• SET PROBLEM:
Copy out all lines with the word "this" in them.

• Charts and diagrams as code:
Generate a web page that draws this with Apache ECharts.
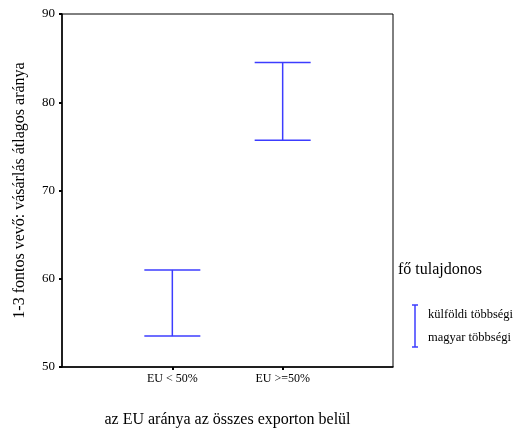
<!DOCTYPE html>
<html>
<head>
<meta charset="utf-8">
<script src="https://cdn.jsdelivr.net/npm/echarts@6/dist/echarts.min.js"></script>
<style>html,body{margin:0;padding:0;background:#fff}#c{width:515px;height:428px}</style>
</head>
<body>
<div id="c"></div>
<script>
const categories = ['', 'EU < 50%', 'EU >=50%', ''];
const lowValues = [53.5, 75.7];
const highValues = [61.0, 84.5];
const barCategories = ['EU < 50%', 'EU >=50%'];
const yTicks = [50, 60, 70, 80, 90];
const legendTitle = 'fő tulajdonos';
const legendLabels = ['külföldi többségi', 'magyar többségi'];
const xTitle = 'az EU aránya az összes exporton belül';
const yTitle = '1-3 fontos vevő: vásárlás átlagos aránya';

const FONT = '"Liberation Serif", "DejaVu Serif", serif';
const BLUE = '#3c3cff';

const data = barCategories.map((c, i) => [categories.indexOf(c), lowValues[i], highValues[i]]);

const chart = echarts.init(document.getElementById('c'), null, {renderer: 'canvas'});
chart.setOption({
  animation: false,
  backgroundColor: '#fff',
  grid: {left: 62, top: 14, right: 122, bottom: 61, show: true, borderColor: '#000', borderWidth: 1, backgroundColor: 'transparent', containLabel: false, outerBoundsMode: 'none'},
  xAxis: {
    type: 'category',
    data: categories,
    boundaryGap: false,
    name: xTitle,
    nameLocation: 'middle',
    nameGap: 45,
    nameTextStyle: {fontFamily: FONT, fontSize: 16, color: '#000'},
    axisLine: {lineStyle: {color: '#000', width: 1.5}},
    axisTick: {show: true, length: 3, lineStyle: {color: '#000', width: 2}, interval: (i) => i === 1 || i === 2},
    axisLabel: {fontFamily: FONT, fontSize: 12, color: '#000', margin: 6, interval: (i) => i === 1 || i === 2},
    splitLine: {show: false}
  },
  yAxis: {
    type: 'value',
    min: yTicks[0],
    max: yTicks[yTicks.length - 1],
    interval: 10,
    name: yTitle,
    nameLocation: 'middle',
    nameGap: 34,
    nameTextStyle: {fontFamily: FONT, fontSize: 16, color: '#000'},
    axisLine: {show: true, lineStyle: {color: '#000', width: 1.5}},
    axisTick: {show: true, length: 3, lineStyle: {color: '#000', width: 2}},
    axisLabel: {fontFamily: FONT, fontSize: 13, color: '#000', margin: 7},
    splitLine: {show: false}
  },
  series: [{
    type: 'custom',
    data: data,
    encode: {x: 0, y: [1, 2]},
    renderItem: function (params, api) {
      const x = api.value(0);
      const lo = api.coord([x, api.value(1)]);
      const hi = api.coord([x, api.value(2)]);
      const hw = 28;
      const style = {stroke: BLUE, lineWidth: 1.5, fill: null};
      return {
        type: 'group',
        children: [
          {type: 'line', shape: {x1: lo[0], y1: lo[1], x2: hi[0], y2: hi[1]}, style: style},
          {type: 'line', shape: {x1: lo[0] - hw, y1: lo[1], x2: lo[0] + hw, y2: lo[1]}, style: style},
          {type: 'line', shape: {x1: hi[0] - hw, y1: hi[1], x2: hi[0] + hw, y2: hi[1]}, style: style}
        ]
      };
    }
  }],
  graphic: [
    {type: 'text', left: 398, top: 262, style: {text: legendTitle, font: '16px ' + FONT, fill: '#000'}},
    {type: 'line', shape: {x1: 415, y1: 305, x2: 415, y2: 347}, style: {stroke: BLUE, lineWidth: 1.5}},
    {type: 'line', shape: {x1: 412, y1: 305, x2: 418, y2: 305}, style: {stroke: BLUE, lineWidth: 1.5}},
    {type: 'line', shape: {x1: 412, y1: 347, x2: 418, y2: 347}, style: {stroke: BLUE, lineWidth: 1.5}},
    {type: 'text', left: 428, top: 308, style: {text: legendLabels[0], font: '12.5px ' + FONT, fill: '#000'}},
    {type: 'text', left: 428, top: 331, style: {text: legendLabels[1], font: '12.5px ' + FONT, fill: '#000'}}
  ]
});
</script>
</body>
</html>
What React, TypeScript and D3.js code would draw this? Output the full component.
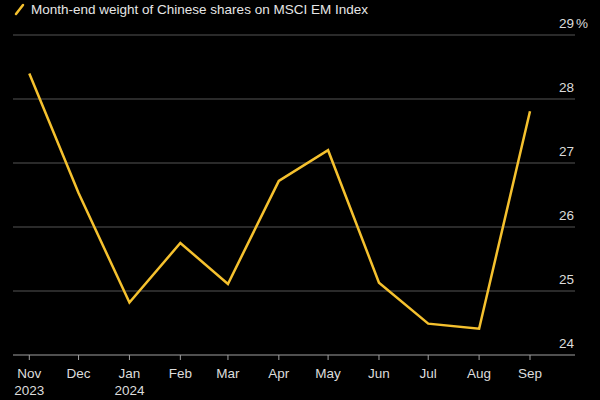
import React from "react";
import * as d3 from "d3";

const months = ["2023-11-01","2023-12-01","2024-01-01","2024-02-01","2024-03-01","2024-04-01","2024-05-01","2024-06-01","2024-07-01","2024-08-01","2024-09-01"];
const monthLabels = ["Nov","Dec","Jan","Feb","Mar","Apr","May","Jun","Jul","Aug","Sep"];
const yearLabels = ["2023","","2024","","","","","","","",""];
const weights = [28.4, 26.53, 24.82, 25.75, 25.11, 26.72, 27.2, 25.13, 24.49, 24.41, 27.81];
const yTicks = [24, 25, 26, 27, 28, 29];
const title = "Month-end weight of Chinese shares on MSCI EM Index";

const W = 600, H = 400;
const parse = d3.timeParse("%Y-%m-%d");

export default function App() {
  const dates = months.map((m) => parse(m) as Date);
  const x = d3.scaleTime().domain([dates[0], dates[dates.length - 1]]).range([29.3, 530]);
  const y = d3.scaleLinear().domain([24, 29]).range([355, 35]);
  const gridL = 13, gridR = 575;
  const line = d3.line<number>().x((_, i) => x(dates[i])).y((d) => y(d));
  const font = "Helvetica, Arial, 'Liberation Sans', sans-serif";
  const fs = 13.5;
  return (
    <div style={{ position: "fixed", left: 0, top: 0, width: W, height: H, background: "#000" }}>
      <svg width={W} height={H} style={{ display: "block", fontFamily: font }}>
        <rect width={W} height={H} fill="#000" />
        <line x1={16} y1={14} x2={23} y2={5} stroke="#f5c12e" strokeWidth={2.5} strokeLinecap="round" />
        <text x={31} y={13.5} fill="#e6e6e6" fontSize={fs}>{title}</text>
        {yTicks.map((t) => (
          <g key={t}>
            <line x1={gridL} x2={gridR} y1={y(t)} y2={y(t)} stroke={t === 24 ? "#a0a0a0" : "#555"} strokeWidth={1} />
            <text x={574} y={y(t) - 7} fill="#dcdcdc" fontSize={fs} textAnchor="end">{t}</text>
            {t === 29 && <text x={576} y={y(t) - 7} fill="#dcdcdc" fontSize={fs}>%</text>}
          </g>
        ))}
        {dates.map((d, i) => (
          <g key={i}>
            <line x1={x(d)} x2={x(d)} y1={355} y2={360} stroke="#a0a0a0" strokeWidth={1} />
            <text x={x(d)} y={378} fill="#dcdcdc" fontSize={fs} textAnchor="middle">{monthLabels[i]}</text>
            {yearLabels[i] && (
              <text x={x(d)} y={395} fill="#dcdcdc" fontSize={fs} textAnchor="middle">{yearLabels[i]}</text>
            )}
          </g>
        ))}
        <path d={line(weights) || ""} fill="none" stroke="#f5c12e" strokeWidth={2.5} strokeLinejoin="miter" />
      </svg>
    </div>
  );
}
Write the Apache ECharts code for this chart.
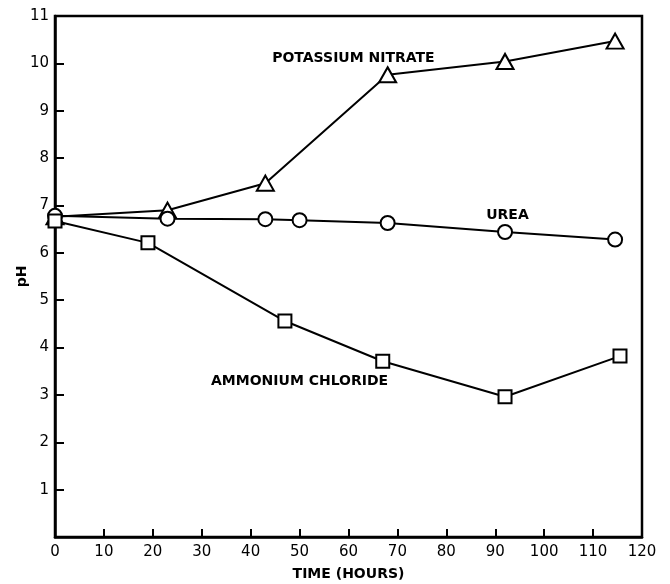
<!DOCTYPE html>
<html>
<head>
<meta charset="utf-8">
<script src="https://cdn.jsdelivr.net/npm/echarts@6/dist/echarts.min.js"></script>
<style>
html,body{margin:0;padding:0;background:#fff;}
#chart{width:670px;height:584px;}
</style>
</head>
<body>
<div id="chart"></div>
<script>
// Data (time in hours, pH)
var nitrateHours = [0, 23, 43, 68, 92, 114.5];
var nitratePH    = [6.76, 6.9, 7.47, 9.76, 10.04, 10.47];
var ureaHours    = [0, 23, 43, 50, 68, 92, 114.5];
var ureaPH       = [6.78, 6.72, 6.71, 6.69, 6.63, 6.44, 6.28];
var chlorideHours = [0, 19, 47, 67, 92, 115.5];
var chloridePH    = [6.67, 6.21, 4.56, 3.71, 2.96, 3.82];
var labelNames = ['POTASSIUM NITRATE', 'UREA', 'AMMONIUM CHLORIDE'];
var labelHours = [61, 92.5, 50];
var labelPH    = [10.11, 6.8, 3.28];
var xTitle = 'TIME (HOURS)';
var yTitle = 'pH';

function pairs(xs, ys){ return xs.map(function(x,i){ return [x, ys[i]]; }); }

var font = 'DejaVu Sans, Liberation Sans, sans-serif';
var lineSeries = function(name, xs, ys, symbol, size){
  return {
    name: name, type: 'line', data: pairs(xs, ys),
    symbol: symbol, symbolSize: size, showAllSymbol: true,
    lineStyle: {color: '#000', width: 2},
    itemStyle: {color: '#fff', borderColor: '#000', borderWidth: 2},
    z: 3, animation: false
  };
};

var chart = echarts.init(document.getElementById('chart'), null, {renderer: 'canvas'});
chart.setOption({
  backgroundColor: '#fff',
  animation: false,
  grid: {left: 55, right: 28, top: 16, bottom: 47, containLabel: false, outerBoundsMode: 'none',
    show: true, borderColor: '#000', borderWidth: 2.5, backgroundColor: 'transparent'},
  xAxis: {
    type: 'value', min: 0, max: 120, interval: 10,
    name: xTitle, nameLocation: 'middle', nameGap: 30,
    nameTextStyle: {color: '#000', fontFamily: font, fontSize: 14, fontWeight: 'bold'},
    axisLine: {show: true, lineStyle: {color: '#000', width: 2.5}},
    axisTick: {show: true, inside: true, length: 8, lineStyle: {color: '#000', width: 2}},
    axisLabel: {color: '#000', fontFamily: font, fontSize: 15, margin: 8},
    splitLine: {show: false}
  },
  yAxis: {
    type: 'value', min: 0, max: 11, interval: 1,
    name: yTitle, nameLocation: 'middle', nameGap: 26, nameRotate: 90, nameMoveOverlap: false,
    nameTextStyle: {color: '#000', fontFamily: font, fontSize: 14, fontWeight: 'bold'},
    axisLine: {show: true, lineStyle: {color: '#000', width: 2.5}},
    axisTick: {show: true, inside: true, length: 9, lineStyle: {color: '#000', width: 2}},
    axisLabel: {color: '#000', fontFamily: font, fontSize: 15, margin: 6,
      formatter: function(v){ return v === 0 ? '' : String(v); }},
    splitLine: {show: false}
  },
  series: [
    lineSeries('Potassium nitrate', nitrateHours, nitratePH, 'triangle', [17, 15]),
    lineSeries('Urea', ureaHours, ureaPH, 'circle', 14),
    lineSeries('Ammonium chloride', chlorideHours, chloridePH, 'rect', 13),
    {
      type: 'scatter', symbolSize: 1, silent: true, z: 5,
      itemStyle: {color: 'rgba(0,0,0,0)', opacity: 1},
      data: labelNames.map(function(n,i){ return {value: [labelHours[i], labelPH[i]], name: n}; }),
      label: {show: true, position: 'inside', formatter: '{b}', color: '#000', opacity: 1,
        fontFamily: font, fontSize: 14, fontWeight: 'bold', textBorderWidth: 0}
    }
  ]
});
</script>
</body>
</html>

• EXERCISE OUTPUT:
Generate a web page that draws this with Apache ECharts.
What React, TypeScript and D3.js code would draw this? Output the full component.
Write the Apache ECharts code for this chart.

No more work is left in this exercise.